If you are a parent of a child with a chronic medical condition such as diabetes, asthma, allergies, cystic fibrosis, epilepsy, etc., your child may require specialized accommodations at school. Your child’s needs may require individual arrangements for homework, tests, attendance, and medication dispensation.

There are important documents that will help protect your child and determine how these accommodations will be carried out. The sooner the documents are completed in the school year, the better. 

The process starts by requesting a meeting in writing with the school counselor, principal or school nurse.
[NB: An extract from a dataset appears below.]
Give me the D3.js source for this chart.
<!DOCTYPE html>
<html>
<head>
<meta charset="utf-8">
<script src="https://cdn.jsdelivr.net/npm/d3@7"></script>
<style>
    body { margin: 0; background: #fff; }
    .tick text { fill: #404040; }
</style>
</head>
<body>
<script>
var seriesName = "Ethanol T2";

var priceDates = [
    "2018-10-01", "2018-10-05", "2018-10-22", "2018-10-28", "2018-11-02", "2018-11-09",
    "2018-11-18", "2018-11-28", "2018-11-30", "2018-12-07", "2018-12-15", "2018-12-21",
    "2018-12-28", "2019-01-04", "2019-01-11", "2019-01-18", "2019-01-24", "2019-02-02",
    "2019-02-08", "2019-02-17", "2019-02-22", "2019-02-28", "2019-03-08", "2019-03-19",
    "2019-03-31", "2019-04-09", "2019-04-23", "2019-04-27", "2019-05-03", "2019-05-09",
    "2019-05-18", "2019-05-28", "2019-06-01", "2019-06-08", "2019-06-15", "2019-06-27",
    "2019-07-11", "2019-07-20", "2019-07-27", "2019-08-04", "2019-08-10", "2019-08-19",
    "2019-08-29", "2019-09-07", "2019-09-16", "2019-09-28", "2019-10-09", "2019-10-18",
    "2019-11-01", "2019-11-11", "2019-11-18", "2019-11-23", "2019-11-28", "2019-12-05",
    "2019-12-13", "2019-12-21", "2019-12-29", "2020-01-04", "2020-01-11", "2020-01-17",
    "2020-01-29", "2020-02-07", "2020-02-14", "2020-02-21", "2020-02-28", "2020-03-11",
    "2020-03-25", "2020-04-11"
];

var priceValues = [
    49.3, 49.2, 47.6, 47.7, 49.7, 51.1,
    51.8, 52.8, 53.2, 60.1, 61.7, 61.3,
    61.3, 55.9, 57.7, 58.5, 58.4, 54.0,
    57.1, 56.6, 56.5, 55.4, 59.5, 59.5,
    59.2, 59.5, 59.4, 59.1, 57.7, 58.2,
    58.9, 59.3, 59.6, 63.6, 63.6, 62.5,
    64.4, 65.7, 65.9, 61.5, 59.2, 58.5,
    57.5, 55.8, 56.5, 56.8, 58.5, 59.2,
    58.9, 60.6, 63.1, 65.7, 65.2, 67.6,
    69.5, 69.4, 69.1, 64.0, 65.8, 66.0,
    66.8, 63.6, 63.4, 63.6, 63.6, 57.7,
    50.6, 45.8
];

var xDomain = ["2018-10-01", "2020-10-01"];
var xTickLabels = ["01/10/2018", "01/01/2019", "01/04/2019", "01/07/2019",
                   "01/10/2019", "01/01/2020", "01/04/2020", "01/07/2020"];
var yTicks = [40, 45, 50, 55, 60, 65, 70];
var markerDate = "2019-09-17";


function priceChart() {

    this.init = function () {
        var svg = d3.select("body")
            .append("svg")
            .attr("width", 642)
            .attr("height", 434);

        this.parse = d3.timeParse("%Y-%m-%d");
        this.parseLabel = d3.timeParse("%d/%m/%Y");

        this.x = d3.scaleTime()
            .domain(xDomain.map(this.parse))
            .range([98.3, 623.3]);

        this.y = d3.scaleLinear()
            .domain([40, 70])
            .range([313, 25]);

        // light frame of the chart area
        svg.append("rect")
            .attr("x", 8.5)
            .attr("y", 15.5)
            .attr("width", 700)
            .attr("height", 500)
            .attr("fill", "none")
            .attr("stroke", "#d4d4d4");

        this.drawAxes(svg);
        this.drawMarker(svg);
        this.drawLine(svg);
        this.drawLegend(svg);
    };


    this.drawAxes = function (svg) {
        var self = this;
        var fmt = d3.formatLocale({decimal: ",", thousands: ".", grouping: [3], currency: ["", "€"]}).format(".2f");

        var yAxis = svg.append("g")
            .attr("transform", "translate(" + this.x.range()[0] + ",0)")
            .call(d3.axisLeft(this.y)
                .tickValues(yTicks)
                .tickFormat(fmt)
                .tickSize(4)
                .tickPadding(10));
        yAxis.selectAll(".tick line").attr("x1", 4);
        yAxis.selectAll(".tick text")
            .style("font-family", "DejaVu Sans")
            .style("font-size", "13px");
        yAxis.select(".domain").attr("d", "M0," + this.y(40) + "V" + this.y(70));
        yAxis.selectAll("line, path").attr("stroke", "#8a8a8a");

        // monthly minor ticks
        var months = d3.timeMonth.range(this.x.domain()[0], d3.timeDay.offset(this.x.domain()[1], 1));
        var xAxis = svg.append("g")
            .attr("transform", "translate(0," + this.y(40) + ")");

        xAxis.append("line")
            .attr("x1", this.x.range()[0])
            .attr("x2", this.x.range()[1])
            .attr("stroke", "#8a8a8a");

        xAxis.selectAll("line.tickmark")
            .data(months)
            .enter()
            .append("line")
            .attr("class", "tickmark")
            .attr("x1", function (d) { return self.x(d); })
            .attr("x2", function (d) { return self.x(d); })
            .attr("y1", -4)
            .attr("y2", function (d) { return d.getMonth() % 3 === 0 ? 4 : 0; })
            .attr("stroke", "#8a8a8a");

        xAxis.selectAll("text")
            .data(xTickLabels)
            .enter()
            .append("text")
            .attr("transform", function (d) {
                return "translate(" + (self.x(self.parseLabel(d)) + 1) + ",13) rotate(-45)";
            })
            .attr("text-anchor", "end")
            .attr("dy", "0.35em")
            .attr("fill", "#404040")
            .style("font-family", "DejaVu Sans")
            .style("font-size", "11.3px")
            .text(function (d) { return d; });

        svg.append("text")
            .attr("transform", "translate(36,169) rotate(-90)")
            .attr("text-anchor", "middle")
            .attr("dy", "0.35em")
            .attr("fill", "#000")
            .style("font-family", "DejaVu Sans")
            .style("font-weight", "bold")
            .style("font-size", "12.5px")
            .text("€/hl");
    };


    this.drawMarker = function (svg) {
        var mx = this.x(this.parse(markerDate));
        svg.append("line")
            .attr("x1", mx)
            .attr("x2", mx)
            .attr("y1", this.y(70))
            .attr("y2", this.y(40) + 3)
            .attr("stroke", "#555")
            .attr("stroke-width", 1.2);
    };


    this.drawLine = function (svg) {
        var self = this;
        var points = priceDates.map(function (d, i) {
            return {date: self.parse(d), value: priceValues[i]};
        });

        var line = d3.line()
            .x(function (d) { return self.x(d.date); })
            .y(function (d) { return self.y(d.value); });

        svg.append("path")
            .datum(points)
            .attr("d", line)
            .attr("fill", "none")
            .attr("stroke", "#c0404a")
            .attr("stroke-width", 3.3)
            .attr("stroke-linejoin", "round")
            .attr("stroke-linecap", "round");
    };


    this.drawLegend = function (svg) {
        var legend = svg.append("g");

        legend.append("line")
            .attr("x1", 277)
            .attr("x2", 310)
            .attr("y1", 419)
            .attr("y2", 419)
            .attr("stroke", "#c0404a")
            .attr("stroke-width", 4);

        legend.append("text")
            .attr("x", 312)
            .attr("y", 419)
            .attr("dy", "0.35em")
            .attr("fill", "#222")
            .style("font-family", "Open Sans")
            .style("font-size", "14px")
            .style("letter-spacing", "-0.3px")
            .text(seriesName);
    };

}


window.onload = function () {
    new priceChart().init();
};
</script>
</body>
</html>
It is best if the letter includes the date on which it is written, as this starts the “time clock” for when the school must work to ensure your child’s needs are being met. 

The letter should include your child’s diagnosis and a list of your main concerns.  Your child’s doctor or medical social worker can be a wonderful resource to help you write the letter. Reputable websites that focus on your child’s medical diagnosis can also be helpful, as they often include samples of letters and documents as a starting point.    

A commonly used document is a 504 Plan of Care.  A “504” is an outline for how the school will provide accommodations and supports to remove barriers so the student has equal access to a general education curriculum.  

For example, for students with Type 1 diabetes, the plan will distinguish which school personnel are responsible for administering or supervising blood sugar checks, drawing and administering insulin, where these tasks will be completed (nurse’s office or classroom), what supplies the student will carry with them and who will be trained on how to administer medication in case of emergency.  

As a parent, it is helpful to educate yourself about the documents best used with certain medical conditions. Two helpful resources are the ASK (About Special Kids) and Insource websites, both of which are based in Indiana and include a parent hotline:

As you develop a Plan of Care, the most important thing to remember throughout the entire process is that parents and school personnel must maintain open communication. Do not be afraid to ask questions or state your concerns.

It’s also important to monitor how well the Plan of Care is working throughout the school year and discuss whether changes need to occur.

You will always be the best advocate for your child as you work toward the best Plan of Care with the school.